Your instructions >>
Using the material below, print a verbatim copy of every line from the one containing "Rebuild this chart" through the one containing "plt.rcParams['font.family'] = ['Lato', 'DejaVu", inclusive, and omit the pictures.

Material provided >>
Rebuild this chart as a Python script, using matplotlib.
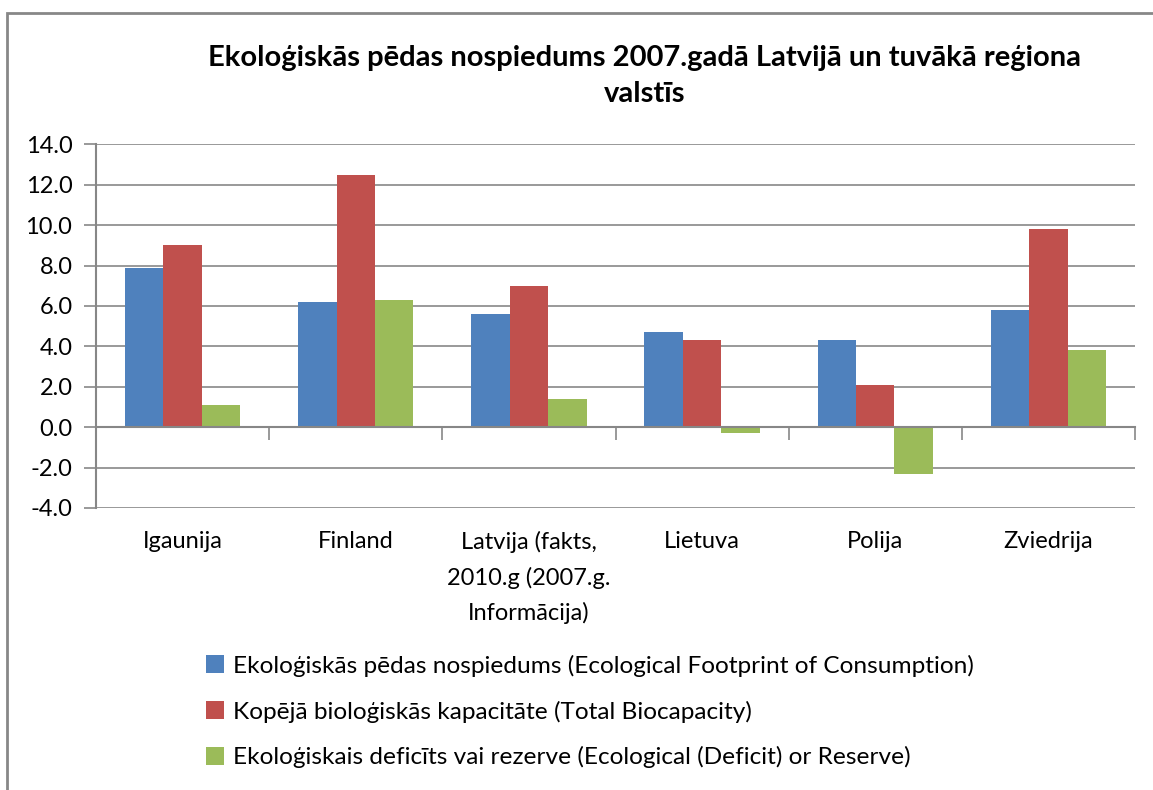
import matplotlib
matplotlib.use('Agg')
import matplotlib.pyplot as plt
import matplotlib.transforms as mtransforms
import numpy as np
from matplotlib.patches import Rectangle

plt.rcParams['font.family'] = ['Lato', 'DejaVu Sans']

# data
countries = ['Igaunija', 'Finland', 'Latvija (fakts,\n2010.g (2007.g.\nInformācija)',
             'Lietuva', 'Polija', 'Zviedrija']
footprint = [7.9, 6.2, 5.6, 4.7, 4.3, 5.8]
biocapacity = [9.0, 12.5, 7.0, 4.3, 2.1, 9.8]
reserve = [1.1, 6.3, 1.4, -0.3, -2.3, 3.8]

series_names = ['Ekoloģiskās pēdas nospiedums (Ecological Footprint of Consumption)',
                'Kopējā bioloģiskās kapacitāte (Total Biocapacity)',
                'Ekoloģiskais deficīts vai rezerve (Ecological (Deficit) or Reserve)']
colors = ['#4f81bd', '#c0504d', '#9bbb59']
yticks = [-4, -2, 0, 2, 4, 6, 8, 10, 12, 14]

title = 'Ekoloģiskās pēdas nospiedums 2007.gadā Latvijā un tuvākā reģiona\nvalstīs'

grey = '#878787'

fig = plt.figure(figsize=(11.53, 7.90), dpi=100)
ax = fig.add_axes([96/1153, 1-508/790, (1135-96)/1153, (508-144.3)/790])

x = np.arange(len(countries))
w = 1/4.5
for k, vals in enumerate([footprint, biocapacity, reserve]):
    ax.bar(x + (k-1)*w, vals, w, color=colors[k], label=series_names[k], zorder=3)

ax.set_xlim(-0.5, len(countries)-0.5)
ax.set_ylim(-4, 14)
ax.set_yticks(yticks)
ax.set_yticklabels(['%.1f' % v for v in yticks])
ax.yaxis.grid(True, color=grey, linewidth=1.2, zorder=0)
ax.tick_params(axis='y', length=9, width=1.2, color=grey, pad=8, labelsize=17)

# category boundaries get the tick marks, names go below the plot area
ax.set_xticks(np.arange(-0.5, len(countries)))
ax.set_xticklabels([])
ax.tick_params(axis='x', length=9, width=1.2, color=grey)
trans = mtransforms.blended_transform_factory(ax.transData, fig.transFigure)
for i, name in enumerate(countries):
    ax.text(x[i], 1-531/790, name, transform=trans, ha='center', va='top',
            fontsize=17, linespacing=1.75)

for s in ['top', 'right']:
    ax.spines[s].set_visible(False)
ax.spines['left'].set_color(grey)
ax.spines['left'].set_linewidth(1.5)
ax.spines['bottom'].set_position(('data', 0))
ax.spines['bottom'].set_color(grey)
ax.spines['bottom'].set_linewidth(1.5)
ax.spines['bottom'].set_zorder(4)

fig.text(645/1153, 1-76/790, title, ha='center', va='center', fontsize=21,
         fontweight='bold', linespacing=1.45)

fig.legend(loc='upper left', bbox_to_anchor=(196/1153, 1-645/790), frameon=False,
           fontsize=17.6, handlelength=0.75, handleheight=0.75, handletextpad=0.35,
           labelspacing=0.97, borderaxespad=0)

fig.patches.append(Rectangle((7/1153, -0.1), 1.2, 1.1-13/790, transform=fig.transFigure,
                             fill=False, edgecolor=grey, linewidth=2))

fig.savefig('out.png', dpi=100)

* * *

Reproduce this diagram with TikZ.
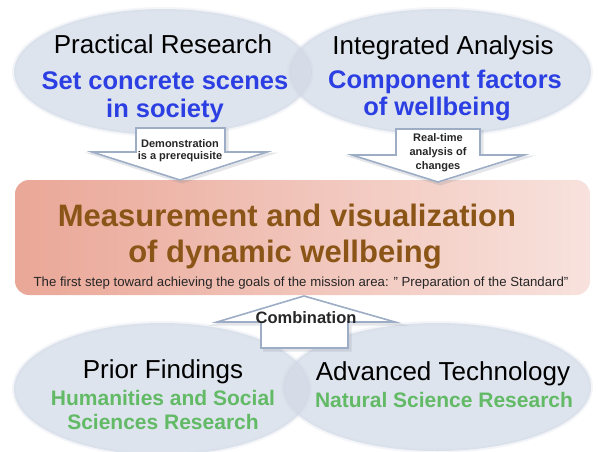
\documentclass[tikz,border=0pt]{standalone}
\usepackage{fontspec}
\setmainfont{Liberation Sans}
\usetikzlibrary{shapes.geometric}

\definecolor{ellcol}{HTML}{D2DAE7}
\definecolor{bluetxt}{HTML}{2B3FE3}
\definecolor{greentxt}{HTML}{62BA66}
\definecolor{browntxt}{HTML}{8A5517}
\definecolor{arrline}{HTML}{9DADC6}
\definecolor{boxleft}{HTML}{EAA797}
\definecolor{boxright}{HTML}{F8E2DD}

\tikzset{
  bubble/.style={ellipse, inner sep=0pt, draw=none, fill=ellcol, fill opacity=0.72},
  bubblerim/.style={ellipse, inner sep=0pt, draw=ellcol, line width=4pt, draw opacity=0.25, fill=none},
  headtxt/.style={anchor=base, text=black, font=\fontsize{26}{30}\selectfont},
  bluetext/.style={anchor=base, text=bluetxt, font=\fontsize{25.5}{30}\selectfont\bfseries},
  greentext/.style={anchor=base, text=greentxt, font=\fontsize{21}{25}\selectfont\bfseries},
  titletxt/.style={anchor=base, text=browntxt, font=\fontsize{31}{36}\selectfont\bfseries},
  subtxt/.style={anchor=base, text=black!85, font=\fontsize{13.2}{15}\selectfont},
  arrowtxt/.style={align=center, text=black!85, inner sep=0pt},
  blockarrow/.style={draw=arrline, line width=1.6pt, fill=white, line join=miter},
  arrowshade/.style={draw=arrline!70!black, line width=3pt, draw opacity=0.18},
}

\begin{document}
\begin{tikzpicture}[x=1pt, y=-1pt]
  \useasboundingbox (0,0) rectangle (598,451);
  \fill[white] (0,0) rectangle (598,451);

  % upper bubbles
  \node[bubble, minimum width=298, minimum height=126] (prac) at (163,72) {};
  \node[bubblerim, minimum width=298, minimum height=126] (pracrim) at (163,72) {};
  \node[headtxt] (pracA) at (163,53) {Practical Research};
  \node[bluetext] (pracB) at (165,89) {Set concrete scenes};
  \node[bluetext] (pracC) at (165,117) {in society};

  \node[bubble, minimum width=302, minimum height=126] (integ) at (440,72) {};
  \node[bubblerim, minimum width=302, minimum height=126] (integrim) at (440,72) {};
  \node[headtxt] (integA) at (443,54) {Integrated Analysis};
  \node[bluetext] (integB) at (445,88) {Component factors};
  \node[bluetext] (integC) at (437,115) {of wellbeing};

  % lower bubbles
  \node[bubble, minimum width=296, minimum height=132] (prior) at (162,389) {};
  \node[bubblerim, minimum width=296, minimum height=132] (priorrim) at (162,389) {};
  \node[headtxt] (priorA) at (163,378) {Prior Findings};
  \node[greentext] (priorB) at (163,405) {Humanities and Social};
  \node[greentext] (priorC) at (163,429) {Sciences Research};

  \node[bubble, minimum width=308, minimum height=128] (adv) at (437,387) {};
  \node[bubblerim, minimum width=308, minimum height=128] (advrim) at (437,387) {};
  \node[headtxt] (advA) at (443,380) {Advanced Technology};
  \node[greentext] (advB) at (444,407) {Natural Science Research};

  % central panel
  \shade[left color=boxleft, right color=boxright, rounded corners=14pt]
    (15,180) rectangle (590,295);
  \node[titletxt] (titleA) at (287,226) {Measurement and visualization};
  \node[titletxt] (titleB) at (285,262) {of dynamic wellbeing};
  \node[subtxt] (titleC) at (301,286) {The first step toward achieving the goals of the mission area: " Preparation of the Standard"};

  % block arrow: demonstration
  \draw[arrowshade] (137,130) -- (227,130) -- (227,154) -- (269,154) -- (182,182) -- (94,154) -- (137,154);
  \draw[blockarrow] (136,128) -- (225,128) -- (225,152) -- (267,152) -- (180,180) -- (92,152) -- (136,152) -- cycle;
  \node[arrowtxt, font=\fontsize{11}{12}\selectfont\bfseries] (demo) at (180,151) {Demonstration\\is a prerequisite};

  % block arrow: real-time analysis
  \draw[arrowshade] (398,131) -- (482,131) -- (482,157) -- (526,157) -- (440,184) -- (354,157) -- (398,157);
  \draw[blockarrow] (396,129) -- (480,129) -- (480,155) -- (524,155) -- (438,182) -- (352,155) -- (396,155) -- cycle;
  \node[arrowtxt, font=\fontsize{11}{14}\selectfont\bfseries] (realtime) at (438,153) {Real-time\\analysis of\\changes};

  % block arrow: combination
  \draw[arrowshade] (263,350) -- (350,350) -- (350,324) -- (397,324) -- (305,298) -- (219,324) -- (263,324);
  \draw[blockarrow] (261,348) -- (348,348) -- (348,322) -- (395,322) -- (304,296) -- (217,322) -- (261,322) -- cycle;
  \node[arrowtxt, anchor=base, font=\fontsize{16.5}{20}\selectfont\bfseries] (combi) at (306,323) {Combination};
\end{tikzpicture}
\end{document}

---

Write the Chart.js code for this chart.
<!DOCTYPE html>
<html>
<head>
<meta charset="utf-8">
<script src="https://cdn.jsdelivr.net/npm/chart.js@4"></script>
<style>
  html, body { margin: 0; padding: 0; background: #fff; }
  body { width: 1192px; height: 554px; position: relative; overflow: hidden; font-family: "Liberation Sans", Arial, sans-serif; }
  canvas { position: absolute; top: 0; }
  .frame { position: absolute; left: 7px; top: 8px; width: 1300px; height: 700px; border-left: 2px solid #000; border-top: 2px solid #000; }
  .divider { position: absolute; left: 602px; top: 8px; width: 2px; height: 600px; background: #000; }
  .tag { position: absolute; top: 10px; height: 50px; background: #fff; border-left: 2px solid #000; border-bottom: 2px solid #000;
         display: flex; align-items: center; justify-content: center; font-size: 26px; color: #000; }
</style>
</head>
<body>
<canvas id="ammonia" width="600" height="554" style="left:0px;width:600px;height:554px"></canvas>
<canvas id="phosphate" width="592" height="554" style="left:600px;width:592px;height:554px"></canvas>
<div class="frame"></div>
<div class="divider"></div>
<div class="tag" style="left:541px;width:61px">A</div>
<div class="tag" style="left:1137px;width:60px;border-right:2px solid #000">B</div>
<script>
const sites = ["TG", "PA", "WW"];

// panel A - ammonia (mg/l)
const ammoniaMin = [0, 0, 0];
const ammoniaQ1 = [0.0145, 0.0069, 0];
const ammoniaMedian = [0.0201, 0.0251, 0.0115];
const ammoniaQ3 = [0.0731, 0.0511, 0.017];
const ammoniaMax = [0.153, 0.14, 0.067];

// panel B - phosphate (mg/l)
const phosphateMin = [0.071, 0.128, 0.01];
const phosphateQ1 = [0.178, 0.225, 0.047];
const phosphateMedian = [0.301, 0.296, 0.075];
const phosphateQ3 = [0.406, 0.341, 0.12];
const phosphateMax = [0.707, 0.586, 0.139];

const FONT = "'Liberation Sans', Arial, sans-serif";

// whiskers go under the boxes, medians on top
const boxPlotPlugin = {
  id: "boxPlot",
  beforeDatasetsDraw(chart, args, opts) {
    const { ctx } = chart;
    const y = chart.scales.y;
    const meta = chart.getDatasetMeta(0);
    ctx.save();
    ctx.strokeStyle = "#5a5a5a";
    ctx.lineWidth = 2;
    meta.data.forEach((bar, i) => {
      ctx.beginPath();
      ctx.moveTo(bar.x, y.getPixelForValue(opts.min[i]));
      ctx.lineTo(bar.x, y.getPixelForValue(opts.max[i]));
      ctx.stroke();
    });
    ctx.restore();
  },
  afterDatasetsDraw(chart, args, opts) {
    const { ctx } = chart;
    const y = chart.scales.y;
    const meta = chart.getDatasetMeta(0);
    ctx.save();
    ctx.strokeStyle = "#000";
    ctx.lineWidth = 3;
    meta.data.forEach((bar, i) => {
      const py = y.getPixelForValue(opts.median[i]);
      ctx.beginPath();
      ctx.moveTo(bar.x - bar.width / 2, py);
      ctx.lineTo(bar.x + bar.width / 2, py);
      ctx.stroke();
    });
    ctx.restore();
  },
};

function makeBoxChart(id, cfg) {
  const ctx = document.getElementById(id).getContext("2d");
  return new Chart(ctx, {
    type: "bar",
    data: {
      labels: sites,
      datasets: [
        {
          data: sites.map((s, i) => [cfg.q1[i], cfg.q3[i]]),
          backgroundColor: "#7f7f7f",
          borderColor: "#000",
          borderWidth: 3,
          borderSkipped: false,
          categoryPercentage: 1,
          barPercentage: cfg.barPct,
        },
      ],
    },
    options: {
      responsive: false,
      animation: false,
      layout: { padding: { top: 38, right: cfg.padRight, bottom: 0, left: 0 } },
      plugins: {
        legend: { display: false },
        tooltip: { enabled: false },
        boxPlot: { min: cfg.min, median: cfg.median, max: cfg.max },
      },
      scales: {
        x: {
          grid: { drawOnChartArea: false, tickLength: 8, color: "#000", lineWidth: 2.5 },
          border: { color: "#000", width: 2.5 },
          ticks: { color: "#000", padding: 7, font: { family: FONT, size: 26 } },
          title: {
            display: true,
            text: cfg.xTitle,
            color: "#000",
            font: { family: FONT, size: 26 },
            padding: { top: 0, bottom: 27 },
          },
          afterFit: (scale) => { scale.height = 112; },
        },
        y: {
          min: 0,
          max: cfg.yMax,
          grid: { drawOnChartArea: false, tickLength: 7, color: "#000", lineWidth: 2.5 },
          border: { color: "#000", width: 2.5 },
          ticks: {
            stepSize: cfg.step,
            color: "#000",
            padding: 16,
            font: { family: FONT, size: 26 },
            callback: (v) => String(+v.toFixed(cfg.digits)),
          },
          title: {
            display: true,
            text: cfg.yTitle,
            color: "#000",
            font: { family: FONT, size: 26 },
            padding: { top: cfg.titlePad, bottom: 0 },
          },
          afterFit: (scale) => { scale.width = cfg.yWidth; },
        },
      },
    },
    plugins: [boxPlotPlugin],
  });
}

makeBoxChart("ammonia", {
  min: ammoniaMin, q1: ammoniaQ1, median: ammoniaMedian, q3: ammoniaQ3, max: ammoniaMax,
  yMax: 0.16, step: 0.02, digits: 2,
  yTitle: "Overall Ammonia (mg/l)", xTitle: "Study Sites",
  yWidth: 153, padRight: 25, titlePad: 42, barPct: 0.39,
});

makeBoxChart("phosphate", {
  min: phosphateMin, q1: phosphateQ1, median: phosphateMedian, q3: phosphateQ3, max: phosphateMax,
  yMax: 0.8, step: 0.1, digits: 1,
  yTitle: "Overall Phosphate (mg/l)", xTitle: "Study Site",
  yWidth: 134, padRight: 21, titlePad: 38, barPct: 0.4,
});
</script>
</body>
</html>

Output of the exercise >>
Rebuild this chart as a Python script, using matplotlib.
import matplotlib
matplotlib.use('Agg')
import matplotlib.pyplot as plt
import matplotlib.transforms as mtransforms
import numpy as np
from matplotlib.patches import Rectangle

plt.rcParams['font.family'] = ['Lato', 'DejaVu Sans']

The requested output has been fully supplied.